Hello all trying to run some pkg installs from FreeBSD running in Jail on FreeNAS 9.10. I am getting various "operation timed out" errors from some packages and not sure why. I am on a 50MB internet connection so speed is not an issue and I have even increased the retry and time out values but no change.

Can any one help me understand what might be happening? Right now I cant get  http://pkg.FreeBSD.org/freebsd:10:x86:64/latest/All/mysql56-server-5.6.32.txz to download.


----------



## SirDice (Sep 9, 2016)

PC-BSD, FreeNAS, NAS4Free, and all other FreeBSD Derivatives


----------



## Snurg (Sep 9, 2016)

I am not sure whether it is a good thing to be able to install packages from the jail itself.

Personally I prefer `pkg install` attempts to fail from inside the jail and install the stuff I need using `pkg -j <jailname> <package(s)>`.
Maybe it could be even a good idea to remove `pkg` from the jail skeleton.
Depending on the kind of installed software a `service restart <someservice>`  from inside the jail or even a `service jail restart <jailname>` might be necessary after that.

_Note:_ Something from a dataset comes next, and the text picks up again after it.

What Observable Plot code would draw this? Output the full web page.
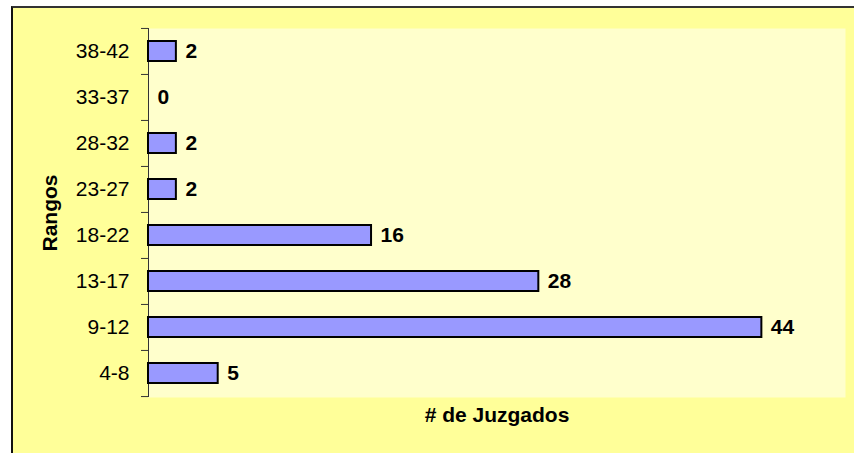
<!DOCTYPE html>
<html>
<head>
<meta charset="utf-8">
<script src="https://cdn.jsdelivr.net/npm/d3@7"></script>
<script src="https://cdn.jsdelivr.net/npm/@observablehq/plot@0.6"></script>
<style>
  html, body { margin: 0; padding: 0; background: #ffffff; overflow: hidden; }
  body { position: relative; width: 854px; height: 453px; }
  #bg { position: absolute; left: 11px; top: 6px; width: 860px; height: 460px;
        background: #FFFF99; border-left: 2px solid #111; border-top: 2px solid #333; }
  #chart { position: absolute; left: 0; top: 0; }
</style>
</head>
<body>
<div id="bg"></div>
<div id="chart"></div>
<script>
// Data (bottom-to-top order as in the reference)
const ranges = ["4-8", "9-12", "13-17", "18-22", "23-27", "28-32", "33-37", "38-42"];
const counts = [5, 44, 28, 16, 2, 2, 0, 2];
const xTitle = "# de Juzgados";
const yTitle = "Rangos";

const data = ranges.map((r, i) => ({range: r, value: counts[i]}));
const W = 854, H = 453;
const mTop = 28, mBottom = 56, mLeft = 148, mRight = 9;
const step = (H - mTop - mBottom) / ranges.length;
const font = "'Liberation Sans', Arial, sans-serif";
const fs = 21;

const chart = Plot.plot({
  width: W, height: H,
  marginTop: mTop, marginBottom: mBottom, marginLeft: mLeft, marginRight: mRight,
  style: {background: "transparent", fontFamily: font, fontSize: fs + "px", color: "#000"},
  x: {domain: [0, 50], axis: null},
  y: {domain: ranges.slice().reverse(), paddingInner: 0.565, paddingOuter: 0.2825, axis: null},
  marks: [
    Plot.frame({fill: "#FFFFCC", stroke: null}),
    // category labels
    Plot.axisY({tickSize: 0, tickPadding: 19, fontSize: fs, fill: "#000", label: null}),
    // boundary ticks between categories
    Plot.axisY({tickSize: 7, tickFormat: () => "", dy: -step / 2, stroke: "#333", label: null}),
    Plot.axisY({ticks: [ranges[0]], tickSize: 7, tickFormat: () => "", dy: step / 2, stroke: "#333", label: null}),
    Plot.ruleX([0], {stroke: "#333", strokeWidth: 1}),
    Plot.barX(data, {x: "value", y: "range", fill: "#9999FF", stroke: "#000", strokeWidth: 2}),
    Plot.text(data, {x: "value", y: "range", text: d => String(d.value), dx: 9, textAnchor: "start",
      fontWeight: "bold", fontSize: fs, fill: "#000"}),
    Plot.text([xTitle], {frameAnchor: "bottom", dy: 18, lineAnchor: "middle", textAnchor: "middle", text: d => d,
      fontWeight: "bold", fontSize: fs, fill: "#000"}),
    Plot.text([yTitle], {frameAnchor: "left", dx: -98, rotate: -90, lineAnchor: "middle", textAnchor: "middle", text: d => d,
      fontWeight: "bold", fontSize: fs, fill: "#000"})
  ]
});
document.getElementById("chart").appendChild(chart);
</script>
</body>
</html>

Edit: For some reason my reply appeared striked out partially. I didn't use any strikeout BBcode, only the cmd tag. Maybe there is a bug in the forum software? Any idea?
Edit2: Yes it is a bug. I had the "(s)" in square brackets, not thinking about it could be interpreted as strikeout tag without a closing tag. The tag is not being shown in the edit window however. Even deleting the whole text block surrounding the "strikeout tag" does not help removing the strikeout.


----------